The country passed a ban on all forms of “untargeted” gambling advertising in July 2023, which involved blocking all television and print ads.

A ban on online slots, meanwhile, would upend the Netherlands’ market dynamics, where online casino currently accounts for 77% of the country’s total GGR according to the Dutch regulator’s latest Online Monitoring Report.

Representatives also improved motions calling for credit checks to combat addiction, a hand-over of the gambling brief to the Ministry of Health, Welfare and Sport, and the development of an anti-gambling framework comparable to the government’s tobacco strategy.

Despite being approved by a majority of representatives, motions must be approved by the relevant minister, as well as the Senate, to become law.

Minister to decide on motions

As such, minister of legal protection Franc Weerwind (pictured) will be asked to decide whether to permit the motions.

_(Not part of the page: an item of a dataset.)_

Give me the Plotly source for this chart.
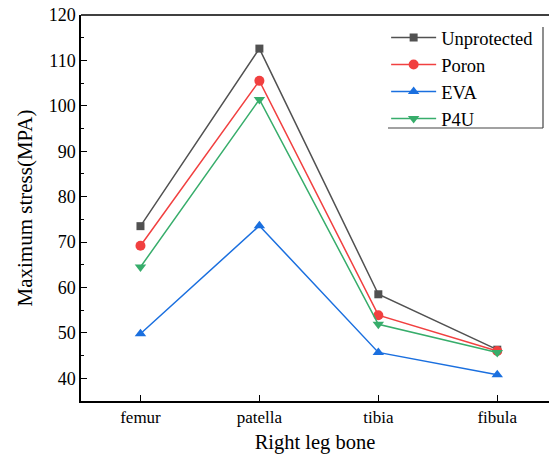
import plotly.graph_objects as go

bones = ["femur", "patella", "tibia", "fibula"]
unprotected = [73.5, 112.6, 58.5, 46.3]
poron = [69.2, 105.5, 53.9, 46.0]
eva = [49.8, 73.6, 45.7, 40.8]
p4u = [64.5, 101.4, 51.9, 45.7]

series = [
    ("Unprotected", unprotected, "#515151", "square", 8),
    ("Poron", poron, "#F14040", "circle", 10),
    ("EVA", eva, "#1A6FDF", "triangle-up", 10),
    ("P4U", p4u, "#37AD6B", "triangle-down", 10),
]

font = "Liberation Serif, serif"
fig = go.Figure()
for name, vals, col, sym, sz in series:
    fig.add_trace(go.Scatter(
        x=list(range(len(bones))), y=vals, name=name, mode="lines+markers",
        line=dict(color=col, width=1.5),
        marker=dict(symbol=sym, size=sz, color=col),
    ))

W, H = 549, 459
ml, mr, mt, mb = 81, 0, 15, 58
fig.update_layout(
    template="none",
    width=W, height=H,
    margin=dict(l=ml, r=mr, t=mt, b=mb),
    plot_bgcolor="white", paper_bgcolor="white",
    font=dict(family=font, size=17, color="black"),
    showlegend=True,
    legend=dict(
        x=0.652, y=0.99, xanchor="left", yanchor="top",
        bgcolor="rgba(0,0,0,0)", borderwidth=0,
        font=dict(family=font, size=18.5, color="black"),
        itemwidth=45, tracegroupgap=0,
    ),
    xaxis=dict(
        range=[-0.5, 3.435], tickmode="array",
        tickvals=list(range(len(bones))), ticktext=bones,
        showline=True, linecolor="black", linewidth=1.5, mirror=False,
        ticks="inside", ticklen=6, tickwidth=1.2, tickcolor="black",
        showgrid=False, zeroline=False,
        tickfont=dict(family=font, size=17),
        title=dict(text="Right leg bone", font=dict(family=font, size=20.5), standoff=8),
    ),
    yaxis=dict(
        range=[35, 120], dtick=10, tick0=40,
        showline=True, linecolor="black", linewidth=1.5, mirror=False,
        ticks="inside", ticklen=6, tickwidth=1.2, tickcolor="black",
        minor=dict(ticks="inside", ticklen=3.5, dtick=5, tickcolor="black", tickwidth=1.2),
        showgrid=False, zeroline=False,
        tickfont=dict(family=font, size=18),
        title=dict(text="Maximum stress(MPA)", font=dict(family=font, size=21), standoff=10),
    ),
)

pw = W - ml - mr
ph = H - mt - mb
def px(xp):
    return (xp - ml) / pw
def py(yp):
    return 1 - (yp - mt) / ph

# hide any right frame edge, draw top frame line
fig.add_shape(type="line", xref="paper", yref="paper",
              x0=1, x1=1, y0=0.002, y1=0.998, line=dict(color="white", width=4))
fig.add_shape(type="line", xref="paper", yref="paper",
              x0=0, x1=1, y0=1, y1=1, line=dict(color="black", width=1.5))
# legend frame (right and bottom edges, as in the reference)
fig.add_shape(type="line", xref="paper", yref="paper",
              x0=px(543), x1=px(543), y0=py(27), y1=py(128),
              line=dict(color="#444", width=1.2))
fig.add_shape(type="line", xref="paper", yref="paper",
              x0=px(388), x1=px(543), y0=py(128), y1=py(128),
              line=dict(color="#444", width=1.2))

fig.write_html("out.html")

The minister previously advised MPs not to approve the motions, arguing that they should wait for more information to become available.

By the end of the year, the Ministry of Justice and Security will release an evaluation of the country’s Gambling Act that spawned the regulated market in 2021.

The Dutch industry responded extremely negatively to the news, with trade association NOGA arguing the ban would be a boon to the unlicensed market.

NOGA director Peter-Paul de Goeij said: “The House is trying to force a decision based on wrong figures, assumptions and unrealistic fears.”

“There is not enough hard data to make sensible decisions at the moment, which is why more research is being done.

“Let’s wait for those results and then have a substantive discussion and make decisions that will protect online players as best as possible against problem gambling and gambling addiction.”